A beautiful Namenstaglied D695 (1820), where the lines rock gently, almost more lullaby than Lied.  it was written for one of Schubert's friends, Josefine Koller,  who wanted to sing it to please her father.  Not many singers can do artistry without artifice, but that genuine sincerity is one of Angelika Kirchschlager's great strengths.  She can create youthful freshness like no-one else with the agility and purity of her timbre, yet can also warm that sweetness with a promise of innocent sensuality.  In the context of those times, it was accepted that child-like beauties would grow into women, hopefully fulfilled by love. In reality, of course, things don't always work out right, so even happy Lieder can be haunted by a sense of unease. Thus Frühlingsglaube D686b (!820, Johann Ludwig Uhland)  All things change, but, importantly, "Das Blühen will nicht enden". So have faith in Spring, for change is also endless renewal.  In Geheimes D719 (1821, Goethe), a young person learns that love isn't easy, but in Im Frühling D882 (1826) the artist yet again finds solace in hope. Ironically, that song sets a text by Erst Konrad Friedrich Schulze (1789-1817) whose obsessive love for two sisters wasn't romantic, as the love existed only in his mind.  Bei dir allein ! D866 (?1828, Seidl), Lambertine D301 (1815 anon) and Am Bach im Frühling  D361 (?1816, Franz von Schober) combined well, as did the next set Ganymed D544 (1817, Goethe), Wiegenlied D489 (1816 anon). But with In der Mitternacht D464 (1816 Johan Georg Jacobi), a sense of doom intrudes, preparing us for Erlkönig D328 (1815, Goethe) that masterpiece of Gothic horror. Since it sits fairly low, it's usually the preserve of male voices. Kirschschlager, however, made it work, since, for a change, we could hear it from the perspective of the terrified child.

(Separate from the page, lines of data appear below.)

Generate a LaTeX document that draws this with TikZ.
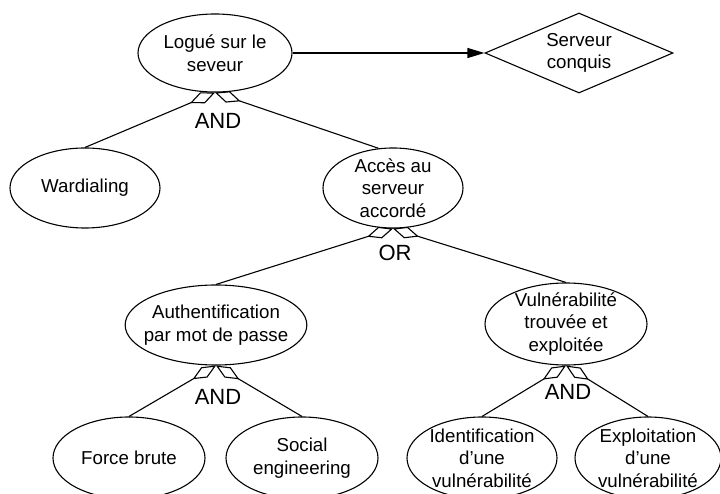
\documentclass[tikz,border=0pt]{standalone}
\usepackage{fontspec}
\setmainfont{Liberation Sans}
\usetikzlibrary{shapes.geometric, arrows.meta}
\tikzset{
    goal/.style={ellipse, draw, inner sep=-8pt, align=center,
    	font=\fontsize{18.7}{22.5}\selectfont},
    won/.style={diamond, draw, inner sep=0pt, aspect=2.35, align=center,
    	font=\fontsize{18.7}{22.5}\selectfont},
    gate/.style={inner sep=0pt, font=\fontsize{22}{26}\selectfont},
    part/.style={-{Diamond[open, length=27pt, width=12pt]}}
}

\begin{document}
\begin{tikzpicture}[x=1pt, y=-1pt, line width=1.1pt]
	\path[use as bounding box, clip] (0, 0) rectangle (720, 494);
	\node (logue) [goal, minimum width=154pt, minimum height=78pt] at (215, 53) {Logué sur le\\seveur};
	\node (conquis) [won, minimum width=188pt, minimum height=80pt] at (579, 53) {Serveur\\conquis};
	\node (wardial) [goal, minimum width=150pt, minimum height=80pt] at (85, 188) {Wardialing};
	\node (acces) [goal, minimum width=140pt, minimum height=80pt] at (393, 188) {Accès au\\serveur\\accordé};
	\node (authent) [goal, minimum width=176pt, minimum height=80pt] at (216, 325) {Authentification\\par mot de passe};
	\node (vuln) [goal, minimum width=162pt, minimum height=82pt] at (566, 324) {Vulnérabilité\\trouvée et\\exploitée};
	\node (force) [goal, minimum width=152pt, minimum height=82pt] at (129, 458) {Force brute};
	\node (social) [goal, minimum width=152pt, minimum height=82pt] at (302, 458) {Social\\engineering};
	\node (ident) [goal, minimum width=150pt, minimum height=82pt] at (482, 458) {Identification\\d’une\\vulnérabilité};
	\node (exploit) [goal, minimum width=146pt, minimum height=82pt] at (648, 458) {Exploitation\\d’une\\vulnérabilité};

	\node (and1) [gate] at (218, 121) {AND};
	\node (or1) [gate] at (395, 253) {OR};
	\node (and2) [gate] at (218, 397) {AND};
	\node (and3) [gate] at (568, 392) {AND};

	\draw[-{Triangle[length=17pt, width=10pt]}] (logue.east) -- (conquis.west);

	\draw (wardial.north) edge[part] (logue.south); \draw (acces.110) edge[part] (logue.south);
	\draw (authent.north) edge[part] (acces.south); \draw (vuln.north) edge[part] (acces.south);
	\draw (force.north) edge[part] (authent.south); \draw (social.north) edge[part] (authent.south);
	\draw (ident.north) edge[part] (vuln.south); \draw (exploit.north) edge[part] (vuln.south);
\end{tikzpicture}
\end{document}
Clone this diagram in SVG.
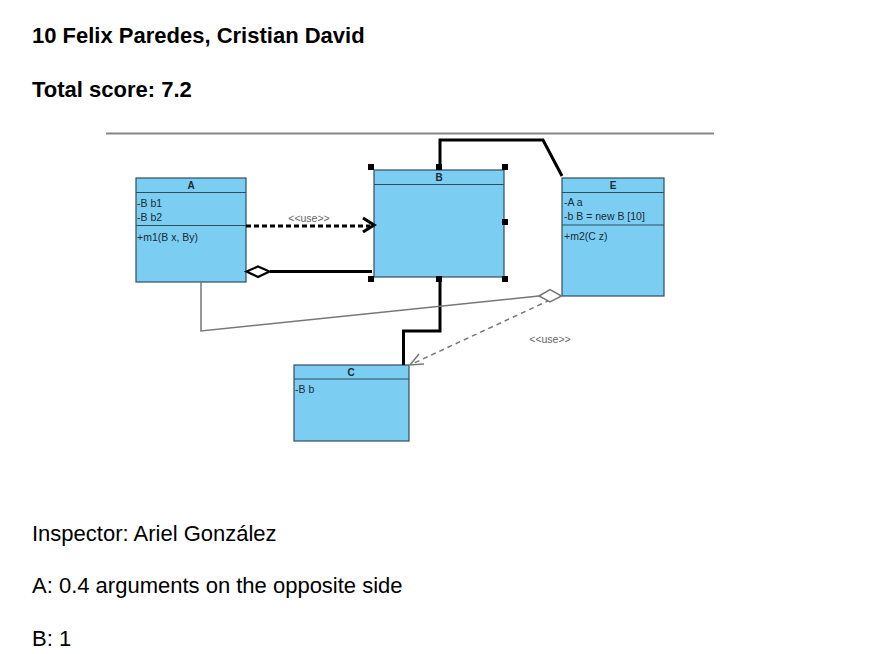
<svg xmlns="http://www.w3.org/2000/svg" width="888" height="654" viewBox="0 0 888 654">
<defs>
<style>
.title{font-family:"Liberation Sans",Arial,sans-serif;font-size:22px;font-weight:bold;fill:#000}
.body{font-family:"Liberation Sans",Arial,sans-serif;font-size:22px;fill:#000}
.box{fill:#7ccdf2;stroke:#2f4f5f;stroke-width:1.2}
.sep{stroke:#2f4f5f;stroke-width:1.2}
.hdr{font-family:"Liberation Sans",Arial,sans-serif;font-size:10px;font-weight:bold;fill:#1a2a33;text-anchor:middle}
.attr{font-family:"Liberation Sans",Arial,sans-serif;font-size:10.5px;fill:#1a2a33}
.lbl{font-family:"Liberation Sans",Arial,sans-serif;font-size:10.5px;fill:#666;text-anchor:middle}
.thick{fill:none;stroke:#000;stroke-width:3}
.thin{fill:none;stroke:#777;stroke-width:1.5}
.handle{fill:#000}
</style>
</defs>
<rect width="888" height="654" fill="#fff"/>
<text class="title" x="32" y="43">10 Felix Paredes, Cristian David</text>
<text class="title" x="32" y="97">Total score: 7.2</text>
<line x1="106" y1="133.5" x2="714" y2="133.5" stroke="#888" stroke-width="2"/>

<g id="A">
<rect class="box" x="136" y="178" width="110" height="104"/>
<line class="sep" x1="136" y1="192.5" x2="246" y2="192.5"/>
<line class="sep" x1="136" y1="225.5" x2="246" y2="225.5"/>
<text class="hdr" x="191" y="189">A</text>
<text class="attr" x="137" y="207">-B b1</text>
<text class="attr" x="137" y="221">-B b2</text>
<text class="attr" x="137" y="241">+m1(B x, By)</text>
</g>

<g id="B">
<rect class="box" x="374" y="170" width="130" height="107"/>
<line class="sep" x1="374" y1="184.5" x2="504" y2="184.5"/>
<text class="hdr" x="439" y="181">B</text>
<rect class="handle" x="368" y="164" width="6" height="6"/>
<rect class="handle" x="436" y="164" width="6" height="6"/>
<rect class="handle" x="502" y="164" width="6" height="6"/>
<rect class="handle" x="502" y="219" width="6" height="6"/>
<rect class="handle" x="368" y="276" width="6" height="6"/>
<rect class="handle" x="436" y="276" width="6" height="6"/>
<rect class="handle" x="502" y="276" width="6" height="6"/>
</g>

<g id="E">
<rect class="box" x="562" y="178" width="102" height="118"/>
<line class="sep" x1="562" y1="192.5" x2="664" y2="192.5"/>
<line class="sep" x1="562" y1="225" x2="664" y2="225"/>
<text class="hdr" x="613" y="189">E</text>
<text class="attr" x="564" y="206">-A a</text>
<text class="attr" x="564" y="220">-b B = new B [10]</text>
<text class="attr" x="564" y="240">+m2(C z)</text>
</g>

<g id="C">
<rect class="box" x="294" y="365" width="115" height="76"/>
<line class="sep" x1="294" y1="379" x2="409" y2="379"/>
<text class="hdr" x="351" y="376">C</text>
<text class="attr" x="295" y="393">-B b</text>
</g>

<g id="connectors">
<path class="thick" d="M440 164 V140 H543 L562 176"/>
<path d="M246 226 H370" fill="none" stroke="#000" stroke-width="3" stroke-dasharray="5,3"/>
<path d="M363 218 L374 225 L363 232" fill="none" stroke="#000" stroke-width="3.2"/>
<text class="lbl" x="309" y="222">&lt;&lt;use&gt;&gt;</text>
<path d="M270 271.5 H372" fill="none" stroke="#000" stroke-width="3"/>
<path d="M246.5 271.5 L258 266.5 L269.5 271.5 L258 277 Z" fill="#fff" stroke="#000" stroke-width="2.2"/>
<path class="thick" d="M440 282 V331 H403.5 V365"/>
<path class="thin" d="M201 282 V331 L539 296"/>
<path d="M550 300 L412 364" fill="none" stroke="#777" stroke-width="1.5" stroke-dasharray="5,4"/>
<path d="M419 354 L410 365 L424 364" fill="none" stroke="#777" stroke-width="1.5"/>
<path d="M539 296 L550 289.5 L561.5 296 L550 302 Z" fill="#fff" stroke="#777" stroke-width="1.5"/>
<text class="lbl" x="550" y="343">&lt;&lt;use&gt;&gt;</text>
</g>

<text class="body" x="32" y="541">Inspector: Ariel González</text>
<text class="body" x="32" y="593">A: 0.4 arguments on the opposite side</text>
<text class="body" x="32" y="646">B: 1</text>
</svg>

Schubert himself blossomed early, reaching peaks early in his youth, dying before autumn set in.  Gesang der Norna D832 (1825, Walter Scott) and Romanze zum Drama Rosamunde D797/3b (1823 Helmina von Chézy) connected to other genres Schubert was interested in,  followed by more classic Lieder.  Songs like Suleika I D720 (1821 Goethe) and Suleika II D717 (1821 Goethe) are Kirchschlager specialities, which suit her ability to create girlish charm tinged with tragedy. Her self confidence renewed, she sang with the warmth and sincerity that is her forte. Wigmore Hall Schubert Birthday concerts are far too high profile to cancel unless you're in extremis, which Kirchschlager was not. But Wigmore Hall audiences know Kirchschlager so well, and have heard her so often over the years, that we appreciate what she does. Singers are not machines. We understand the Liederabend ethos. Singers are singers, not machines. In Schubert's time, people didn't demand CD perfection, they cared about the singers as human beings. It's the Liederabend ethos.  Kirchschlager and Drake rewarded us with  classics like An den Mond D259 (1815 Goethe),  Der Jüngling an der Quelle D300 (?1815 Johan Gaudenz von Salus-Seewiss), and  Der Wanderer an den Mond D870 (1826 Seidl).

Finding joy in art, Schubert seems to have made light of his troubles,  but we cannot help but ponder what might have been in his soul.  Listening to Der Unlückliche D 713 (1821 Karoline Pichler) we can perhaps glimpse intimations of something beyond conventional Romantic morbidity.  Yet the song responds to gloom by speeding up and pushing forwards: "Du hast geliebt", and later "Zerrissen sind nun alle süssen Bande". At moments, Drake's pounding forcefulness serves good purpose.  In Lied des Florio D857/2 (!825, Christian Wilhelm von Schütz), we return to calm, "erst mit Tönen sanft wie Flöten".  But this sleep is poisoned.  Here Kirchschlager was at her peak again, with beautiful timbre and phrasing.  The recital ended with Abschied von der Erde D829 (1826) The text comes from a play, Der Falke, written by teenage poet Adolf von Pratobvera von Weisborn as a gift to his father.  Strictly speaking it is not a Lied at all.  The voice part is declamed, not sung, against a piano backdrop. As the last song in the Wigmore Hall complete Schubert song series, it's an extraordinarily moving moment. We remember that Schubert died in his prime, his voice silenced before its time, the piano lingering to remind us of its loss.